3. Teoria do Nexo causal atenuado
A outra teoria a ser mencionada é a do nexo causal atenuado, também conhecida como teoria da tinta diluída, ocorre quando posteriormente um ato atenua a ilicitude afastando-a, não por não haver relação entre uma e outra mas pelo fato de não existir uma linha de ligação tênue entre as duas, pois, não obstante haver uma ligação, o lapso temporal existente bem como os aspectos de menor relevância não permitem a contaminação da última prova, ou caso esteja viciada, um ato posterior expurga a ilegalidade.
A teoria do nexo causal atenuado teve como base o caso de Wong Sun x USA (1963) onde a polícia tortura um cidadão em busca de um traficante de drogas, porém este ao ser torturado e conta aos policiais que não é traficante, e quem traficava era Wong. A polícia então vai até Wong e o tortura, que, por conseguinte confessa a autoria do trafico. O magistrado, ao conhecer da confissão eivada de ilegalidade, o libera e arquiva o processo.
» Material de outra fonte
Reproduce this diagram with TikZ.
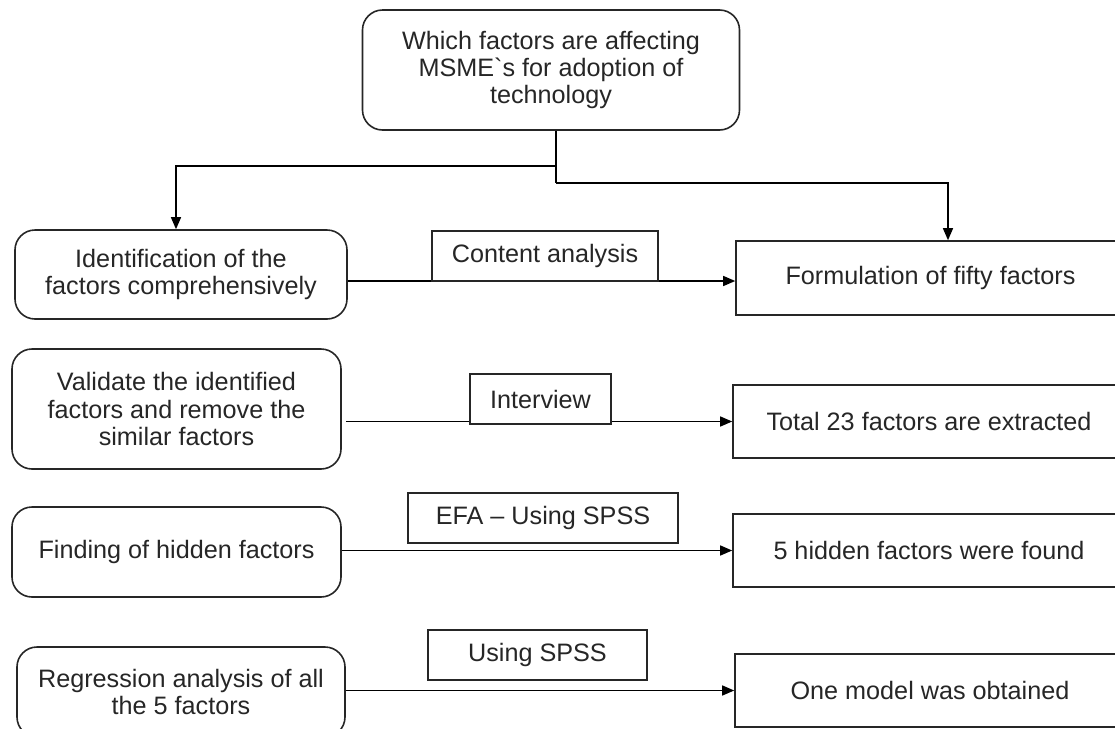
\documentclass[tikz,border=0pt]{standalone}
\usepackage{fontspec}
\setmainfont{Liberation Sans}[Ligatures=TeXOff]
\usepackage{tikz}
\usetikzlibrary{arrows.meta,positioning}
\tikzset{
    box color/.style={black!85},
    step box/.style={draw,box color,line width=0.8pt,rounded corners=10pt,align=center,inner sep=2pt},
    result box/.style={draw,box color,line width=0.8pt,align=center,inner sep=2pt,minimum height=36.5pt},
    method box/.style={draw,box color,fill=white,line width=0.8pt,align=center,inner sep=2pt,minimum height=25pt},
    line/.style={black,line width=0.7pt},
    arr/.style={line,->,>={Triangle[length=6pt,width=5pt]}},
}
\tikzstyle{every node}=[font=\fontsize{12.6}{13.6}\selectfont]

\begin{document}
\begin{tikzpicture}[x=0.5pt,y=-0.5pt]
        \useasboundingbox (0,0) rectangle (1115,729);
        % question
        \node[step box,minimum width=188.5pt,minimum height=60pt] (q) at (551,70)
            {Which factors are affecting\\MSME`s for adoption of\\technology};
        % steps on the left
        \node[step box,minimum width=166pt,minimum height=44.5pt] (l1) at (181,274.5)
            {Identification of the\\factors comprehensively};
        \node[step box,minimum width=164.5pt,minimum height=60pt] (l2) at (176.5,409)
            {Validate the identified\\factors and remove the\\similar factors};
        \node[step box,minimum width=164.5pt,minimum height=45pt] (l3) at (176.5,552)
            {Finding of hidden factors};
        \node[step box,minimum width=164pt,minimum height=45pt] (l4) at (181,692)
            {Regression analysis of all\\the 5 factors};
        % results on the right
        \node[result box,minimum width=194.5pt,minimum height=37pt] (r1) at (930.5,278) {Formulation of fifty factors};
        \node[result box,minimum width=196pt] (r2) at (929,421.5) {Total 23 factors are extracted};
        \node[result box,minimum width=196pt] (r3) at (929,550.5) {5 hidden factors were found};
        \node[result box,minimum width=195pt] (r4) at (930,690.5) {One model was obtained};
        % connectors
        \draw[arr] ([yshift=-1.5pt]r1.west -| l1.east) -- ([yshift=-1.5pt]r1.west);
        \draw[arr] ([xshift=2pt]r2.west -| l2.east) -- (r2.west);
        \draw[arr] (r3.west -| l3.east) -- (r3.west);
        \draw[arr] (r4.west -| l4.east) -- (r4.west);
        % methods
        \node[method box,minimum width=113pt] (m1) at (545,256) {Content analysis};
        \node[method box,minimum width=70.5pt] (m2) at (540.5,399) {Interview};
        \node[method box,minimum width=135pt] (m3) at (543,518) {EFA – Using SPSS};
        \node[method box,minimum width=109.5pt] (m4) at (537.5,655) {Using SPSS};
        % fork from the question
        \coordinate (fork) at ([xshift=2.5pt]q.south);
        \draw[line] (fork) -- ++(0,52);
        \draw[arr] (fork) ++(0,35) -| ([xshift=-2.5pt]l1.north);
        \draw[arr] (fork) ++(0,52) -| ([xshift=8.75pt]r1.north);
    \end{tikzpicture}
\end{document}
Posteriormente, Wong confessa espontaneamente o crime e é preso com base na segunda confissão.
É possível observar que esta teoria está expressamente prevista no art. 157 § 1º do CPP, in verbis: “São também Inadmissíveis as provas derivadas das ilícitas, salvo quando não evidenciado o nexo de causalidade entre umas e outras, ou quando as derivadas puderem ser obtidas por uma fonte independente das primeiras.”. (grifo nosso)
Desta forma, é visível que deve haver uma flexibilização no tocante às provas adquiridas decorrente de ilícitas desde que não guardem uma relevante relação uma com a outra.